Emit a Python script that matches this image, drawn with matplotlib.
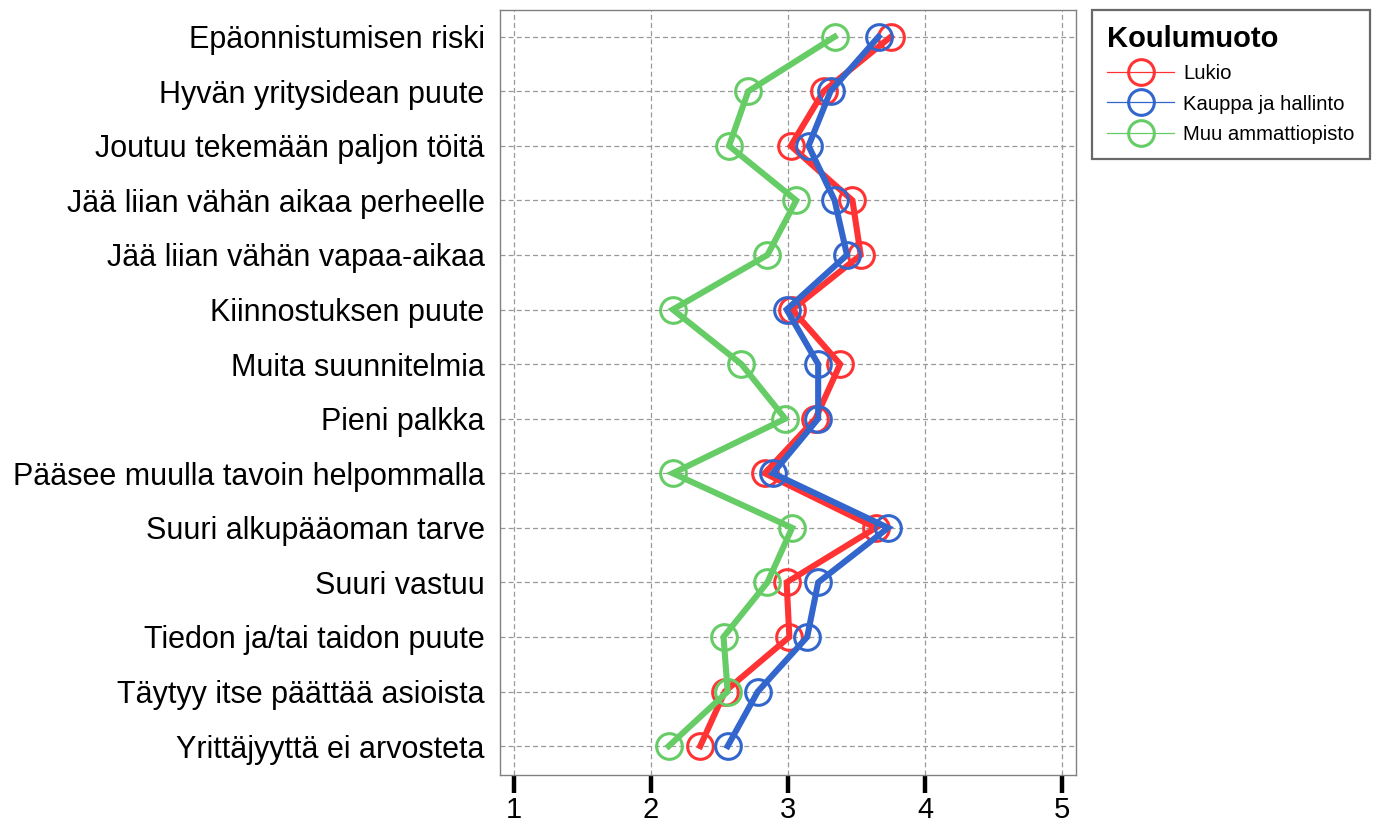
import matplotlib
matplotlib.use("Agg")
import matplotlib.pyplot as plt
from matplotlib.lines import Line2D
import numpy as np

plt.rcParams["font.family"] = ["Liberation Sans", "DejaVu Sans"]

# Arvot luettu kuvasta (asteikko 1-5)
categories = [
    "Epäonnistumisen riski",
    "Hyvän yritysidean puute",
    "Joutuu tekemään paljon töitä",
    "Jää liian vähän aikaa perheelle",
    "Jää liian vähän vapaa-aikaa",
    "Kiinnostuksen puute",
    "Muita suunnitelmia",
    "Pieni palkka",
    "Pääsee muulla tavoin helpommalla",
    "Suuri alkupääoman tarve",
    "Suuri vastuu",
    "Tiedon ja/tai taidon puute",
    "Täytyy itse päättää asioista",
    "Yrittäjyyttä ei arvosteta",
]
lukio = [3.75, 3.26, 3.02, 3.47, 3.53, 3.03, 3.38, 3.20, 2.83, 3.64, 2.99, 3.01, 2.54, 2.36]
kauppa = [3.66, 3.31, 3.15, 3.34, 3.43, 2.99, 3.22, 3.22, 2.89, 3.73, 3.22, 3.14, 2.78, 2.56]
muu = [3.34, 2.71, 2.57, 3.06, 2.85, 2.16, 2.66, 2.98, 2.16, 3.03, 2.85, 2.53, 2.56, 2.13]
series_names = ["Lukio", "Kauppa ja hallinto", "Muu ammattiopisto"]
x_ticks = [1, 2, 3, 4, 5]

COLORS = ["#FF3333", "#3366CC", "#66CC66"]

fig = plt.figure(figsize=(13.76, 8.25), dpi=100)
ax = fig.add_axes([500 / 1376, 1 - 775 / 825, 576 / 1376, 765 / 825])

y = np.arange(len(categories))
handles = []
for vals, col, name in zip([lukio, kauppa, muu], COLORS, series_names):
    ax.plot(vals, y, color=col, linewidth=4.4, marker="o", markersize=18.5,
            markerfacecolor="none", markeredgecolor=col, markeredgewidth=2.2,
            solid_joinstyle="miter", zorder=3)
    handles.append(Line2D([0], [0], color=col, linewidth=0.9, marker="o",
                          markersize=18.5, markerfacecolor="none",
                          markeredgecolor=col, markeredgewidth=2.2))

ax.set_xlim(0.9, 5.1)
ax.set_ylim(len(categories) - 0.47, -0.49)
ax.set_xticks(x_ticks)
ax.set_xticklabels([str(t) for t in x_ticks])
ax.set_yticks(y)
ax.set_yticklabels(categories)

ax.grid(True, color="#999999", linestyle=(0, (4, 2.5)), linewidth=0.9, zorder=0)
ax.set_axisbelow(True)
for sp in ax.spines.values():
    sp.set_color("#808080")
    sp.set_linewidth(1.0)

ax.tick_params(axis="y", length=0, pad=11, labelsize=22)
ax.tick_params(axis="x", length=13, width=3.2, direction="out", pad=2,
               labelsize=21, color="black")

leg = fig.legend(handles, series_names, title="Koulumuoto",
                 loc="upper left", bbox_to_anchor=(1092 / 1376, 1 - 10 / 825),
                 borderaxespad=0, frameon=True, fancybox=False, edgecolor="#444444",
                 fontsize=14.6, title_fontproperties={"weight": "bold", "size": 21},
                 handlelength=3.3, handletextpad=0.45, labelspacing=0.55,
                 borderpad=0.75, alignment="left")
leg.get_frame().set_linewidth(1.6)

fig.savefig("out.png", dpi=100)
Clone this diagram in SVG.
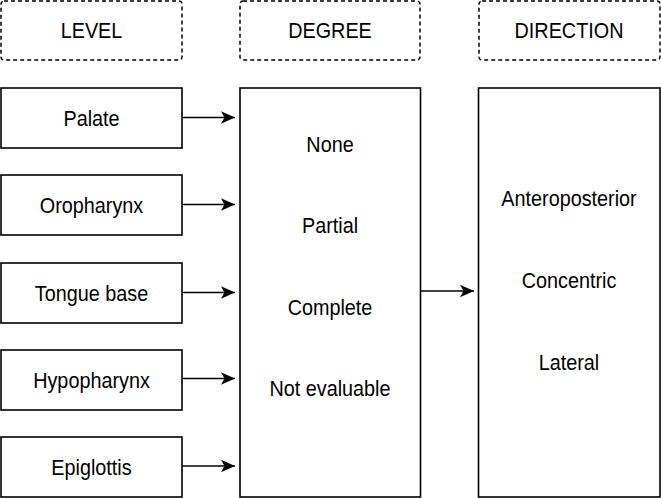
<svg xmlns="http://www.w3.org/2000/svg" width="661" height="498" viewBox="0 0 661 498">
<style>
  .hdr { fill: #fff; stroke: #000; stroke-width: 1.5; stroke-dasharray: 4 3; }
  .box { fill: #fff; stroke: #000; stroke-width: 1.6; }
  .lbl { font-family: "Liberation Sans", Arial, sans-serif; font-size: 22.5px; fill: #000; text-anchor: middle; }
  .edge { stroke: #000; stroke-width: 1.5; fill: none; marker-end: url(#arr); }
</style>
<defs>
  <marker id="arr" markerUnits="userSpaceOnUse" markerWidth="16" markerHeight="14" refX="15" refY="7" orient="auto" viewBox="0 0 16 14">
    <path d="M15,7 L1,0.7 L4.5,7 L1,13.3 Z" fill="#000"/>
  </marker>
</defs>
<rect width="661" height="498" fill="#fff"/>

<g id="hdr-level">
  <rect class="hdr" x="1" y="1" width="181" height="59" rx="3"/>
  <text class="lbl" transform="translate(91.5,37.7) scale(0.88,1)">LEVEL</text>
</g>
<g id="hdr-degree">
  <rect class="hdr" x="240" y="1" width="180" height="59" rx="3"/>
  <text class="lbl" transform="translate(330,37.7) scale(0.88,1)">DEGREE</text>
</g>
<g id="hdr-direction">
  <rect class="hdr" x="479" y="1" width="181" height="59" rx="3"/>
  <text class="lbl" transform="translate(569,37.7) scale(0.88,1)">DIRECTION</text>
</g>

<g id="palate">
  <rect class="box" x="1" y="88" width="181" height="60"/>
  <text class="lbl" transform="translate(91.5,126) scale(0.88,1)">Palate</text>
</g>
<g id="oropharynx">
  <rect class="box" x="1" y="175" width="181" height="60"/>
  <text class="lbl" transform="translate(91.5,213.3) scale(0.88,1)">Oropharynx</text>
</g>
<g id="tongue-base">
  <rect class="box" x="1" y="263" width="181" height="60"/>
  <text class="lbl" transform="translate(91.5,300.5) scale(0.88,1)">Tongue base</text>
</g>
<g id="hypopharynx">
  <rect class="box" x="1" y="350" width="181" height="60"/>
  <text class="lbl" transform="translate(91.5,388) scale(0.88,1)">Hypopharynx</text>
</g>
<g id="epiglottis">
  <rect class="box" x="1" y="437" width="181" height="60"/>
  <text class="lbl" transform="translate(91.5,475) scale(0.88,1)">Epiglottis</text>
</g>

<g id="degree">
  <rect class="box" x="240" y="88" width="180.5" height="409"/>
  <text class="lbl" transform="translate(330,151.7) scale(0.88,1)">None</text>
  <text class="lbl" transform="translate(330,233.3) scale(0.88,1)">Partial</text>
  <text class="lbl" transform="translate(330,315) scale(0.88,1)">Complete</text>
  <text class="lbl" transform="translate(330,395.5) scale(0.88,1)">Not evaluable</text>
</g>

<g id="direction">
  <rect class="box" x="478.5" y="88" width="181.5" height="409"/>
  <text class="lbl" transform="translate(569,206) scale(0.88,1)">Anteroposterior</text>
  <text class="lbl" transform="translate(569,288.3) scale(0.88,1)">Concentric</text>
  <text class="lbl" transform="translate(569,370) scale(0.88,1)">Lateral</text>
</g>

<g id="connectors">
  <line class="edge" x1="182" y1="117.5" x2="235" y2="117.5"/>
  <line class="edge" x1="182" y1="204.5" x2="235" y2="204.5"/>
  <line class="edge" x1="182" y1="292.5" x2="235" y2="292.5"/>
  <line class="edge" x1="182" y1="378.5" x2="235" y2="378.5"/>
  <line class="edge" x1="182" y1="466" x2="235" y2="466"/>
  <line class="edge" x1="420.5" y1="291" x2="474" y2="291"/>
</g>
</svg>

::::

(WHAT YOU ARE ASKED TO DO):
Reproduce every entry word for word, but omit the pictures.

(SOLUTION TO THIS TASK):
Emit a Python script that matches this image, drawn with matplotlib.
import matplotlib
matplotlib.use("Agg")
import matplotlib.pyplot as plt
from matplotlib.lines import Line2D
import numpy as np

plt.rcParams["font.family"] = ["Liberation Sans", "DejaVu Sans"]

# Arvot luettu kuvasta (asteikko 1-5)
categories = [
    "Epäonnistumisen riski",
    "Hyvän yritysidean puute",
    "Joutuu tekemään paljon töitä",
    "Jää liian vähän aikaa perheelle",
    "Jää liian vähän vapaa-aikaa",
    "Kiinnostuksen puute",
    "Muita suunnitelmia",
    "Pieni palkka",
    "Pääsee muulla tavoin helpommalla",
    "Suuri alkupääoman tarve",
    "Suuri vastuu",
    "Tiedon ja/tai taidon puute",
    "Täytyy itse päättää asioista",
    "Yrittäjyyttä ei arvosteta",
]
lukio = [3.75, 3.26, 3.02, 3.47, 3.53, 3.03, 3.38, 3.20, 2.83, 3.64, 2.99, 3.01, 2.54, 2.36]
kauppa = [3.66, 3.31, 3.15, 3.34, 3.43, 2.99, 3.22, 3.22, 2.89, 3.73, 3.22, 3.14, 2.78, 2.56]
muu = [3.34, 2.71, 2.57, 3.06, 2.85, 2.16, 2.66, 2.98, 2.16, 3.03, 2.85, 2.53, 2.56, 2.13]
series_names = ["Lukio", "Kauppa ja hallinto", "Muu ammattiopisto"]
x_ticks = [1, 2, 3, 4, 5]

COLORS = ["#FF3333", "#3366CC", "#66CC66"]

fig = plt.figure(figsize=(13.76, 8.25), dpi=100)
ax = fig.add_axes([500 / 1376, 1 - 775 / 825, 576 / 1376, 765 / 825])

y = np.arange(len(categories))
handles = []
for vals, col, name in zip([lukio, kauppa, muu], COLORS, series_names):
    ax.plot(vals, y, color=col, linewidth=4.4, marker="o", markersize=18.5,
            markerfacecolor="none", markeredgecolor=col, markeredgewidth=2.2,
            solid_joinstyle="miter", zorder=3)
    handles.append(Line2D([0], [0], color=col, linewidth=0.9, marker="o",
                          markersize=18.5, markerfacecolor="none",
                          markeredgecolor=col, markeredgewidth=2.2))

ax.set_xlim(0.9, 5.1)
ax.set_ylim(len(categories) - 0.47, -0.49)
ax.set_xticks(x_ticks)
ax.set_xticklabels([str(t) for t in x_ticks])
ax.set_yticks(y)
ax.set_yticklabels(categories)

ax.grid(True, color="#999999", linestyle=(0, (4, 2.5)), linewidth=0.9, zorder=0)
ax.set_axisbelow(True)
for sp in ax.spines.values():
    sp.set_color("#808080")
    sp.set_linewidth(1.0)

ax.tick_params(axis="y", length=0, pad=11, labelsize=22)
ax.tick_params(axis="x", length=13, width=3.2, direction="out", pad=2,
               labelsize=21, color="black")

leg = fig.legend(handles, series_names, title="Koulumuoto",
                 loc="upper left", bbox_to_anchor=(1092 / 1376, 1 - 10 / 825),
                 borderaxespad=0, frameon=True, fancybox=False, edgecolor="#444444",
                 fontsize=14.6, title_fontproperties={"weight": "bold", "size": 21},
                 handlelength=3.3, handletextpad=0.45, labelspacing=0.55,
                 borderpad=0.75, alignment="left")
leg.get_frame().set_linewidth(1.6)

fig.savefig("out.png", dpi=100)
Clone this diagram in SVG.
<svg xmlns="http://www.w3.org/2000/svg" width="661" height="498" viewBox="0 0 661 498">
<style>
  .hdr { fill: #fff; stroke: #000; stroke-width: 1.5; stroke-dasharray: 4 3; }
  .box { fill: #fff; stroke: #000; stroke-width: 1.6; }
  .lbl { font-family: "Liberation Sans", Arial, sans-serif; font-size: 22.5px; fill: #000; text-anchor: middle; }
  .edge { stroke: #000; stroke-width: 1.5; fill: none; marker-end: url(#arr); }
</style>
<defs>
  <marker id="arr" markerUnits="userSpaceOnUse" markerWidth="16" markerHeight="14" refX="15" refY="7" orient="auto" viewBox="0 0 16 14">
    <path d="M15,7 L1,0.7 L4.5,7 L1,13.3 Z" fill="#000"/>
  </marker>
</defs>
<rect width="661" height="498" fill="#fff"/>

<g id="hdr-level">
  <rect class="hdr" x="1" y="1" width="181" height="59" rx="3"/>
  <text class="lbl" transform="translate(91.5,37.7) scale(0.88,1)">LEVEL</text>
</g>
<g id="hdr-degree">
  <rect class="hdr" x="240" y="1" width="180" height="59" rx="3"/>
  <text class="lbl" transform="translate(330,37.7) scale(0.88,1)">DEGREE</text>
</g>
<g id="hdr-direction">
  <rect class="hdr" x="479" y="1" width="181" height="59" rx="3"/>
  <text class="lbl" transform="translate(569,37.7) scale(0.88,1)">DIRECTION</text>
</g>

<g id="palate">
  <rect class="box" x="1" y="88" width="181" height="60"/>
  <text class="lbl" transform="translate(91.5,126) scale(0.88,1)">Palate</text>
</g>
<g id="oropharynx">
  <rect class="box" x="1" y="175" width="181" height="60"/>
  <text class="lbl" transform="translate(91.5,213.3) scale(0.88,1)">Oropharynx</text>
</g>
<g id="tongue-base">
  <rect class="box" x="1" y="263" width="181" height="60"/>
  <text class="lbl" transform="translate(91.5,300.5) scale(0.88,1)">Tongue base</text>
</g>
<g id="hypopharynx">
  <rect class="box" x="1" y="350" width="181" height="60"/>
  <text class="lbl" transform="translate(91.5,388) scale(0.88,1)">Hypopharynx</text>
</g>
<g id="epiglottis">
  <rect class="box" x="1" y="437" width="181" height="60"/>
  <text class="lbl" transform="translate(91.5,475) scale(0.88,1)">Epiglottis</text>
</g>

<g id="degree">
  <rect class="box" x="240" y="88" width="180.5" height="409"/>
  <text class="lbl" transform="translate(330,151.7) scale(0.88,1)">None</text>
  <text class="lbl" transform="translate(330,233.3) scale(0.88,1)">Partial</text>
  <text class="lbl" transform="translate(330,315) scale(0.88,1)">Complete</text>
  <text class="lbl" transform="translate(330,395.5) scale(0.88,1)">Not evaluable</text>
</g>

<g id="direction">
  <rect class="box" x="478.5" y="88" width="181.5" height="409"/>
  <text class="lbl" transform="translate(569,206) scale(0.88,1)">Anteroposterior</text>
  <text class="lbl" transform="translate(569,288.3) scale(0.88,1)">Concentric</text>
  <text class="lbl" transform="translate(569,370) scale(0.88,1)">Lateral</text>
</g>

<g id="connectors">
  <line class="edge" x1="182" y1="117.5" x2="235" y2="117.5"/>
  <line class="edge" x1="182" y1="204.5" x2="235" y2="204.5"/>
  <line class="edge" x1="182" y1="292.5" x2="235" y2="292.5"/>
  <line class="edge" x1="182" y1="378.5" x2="235" y2="378.5"/>
  <line class="edge" x1="182" y1="466" x2="235" y2="466"/>
  <line class="edge" x1="420.5" y1="291" x2="474" y2="291"/>
</g>
</svg>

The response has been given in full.